Well, yes, but is it truly possible to be outside any genre? Particularly with the modern tendency to open up new genres and subgenres at the drop of a hot, how many books can truly fall outside of all of them?
Presumably, general fiction contains no fantasy, science fiction, or supernatural horror. So we could see realistic fiction. But if it's too literary, it's lit fic. Too much action, and it's action/adventure or thriller. Any attempt to solve a crime, and it's mystery, police procedural, or something like that. If there's a military angle, it's military fiction. If it's too frightening, it's psychological horror. If it's funny, it's comedy. If there is much sex or love, it's some kind of romance. If it takes place in the past, it's historical fiction. You can see where I'm going with this. Most things that are even remotely exciting have their own genre.
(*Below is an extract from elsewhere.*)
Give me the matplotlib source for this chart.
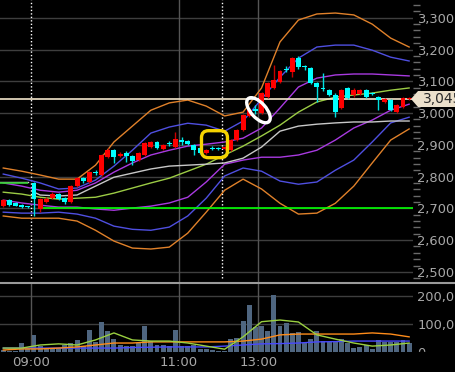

I searched for general fiction on Amazon, and all the results I checked were something else. (None of the visible Amazon categories were general fiction. Mostly, they were historical or romance, but books of practically every genre turned up.)
In other words, as far as I can tell, it's a BS category publishers use when they know full well where a book fits but want to put it somewhere else--like a book they know is romance, but they don't want it associated with the romance stereotypes.
https://book-genres.com/general-fiction-definition/ defines general fiction essentially as hybrid fiction--books that straddle at least two genres, and probably three or more. But their own list contains titles that are clearly something else. And frankly, a broad category that covers every book that's a hybrid is not useful for readers. What good is a category that, at least according to genre.com, includes the Harry Potter books, the Narnia books, the Lord of the Rings (pretty much all fantasy, with the first two being for younger readers) East of Eden (Amazon says family saga and classic fiction), the Great Gatsby (Amazon says classical fiction and literary fiction), and Lolita (Amazon says classic American fiction and psychological fiction). Put another way, how much is Harry Potter like Lolita?
Genres and subgenres should give you some idea of what to expect. General fiction is too broad and ill-defined to do that.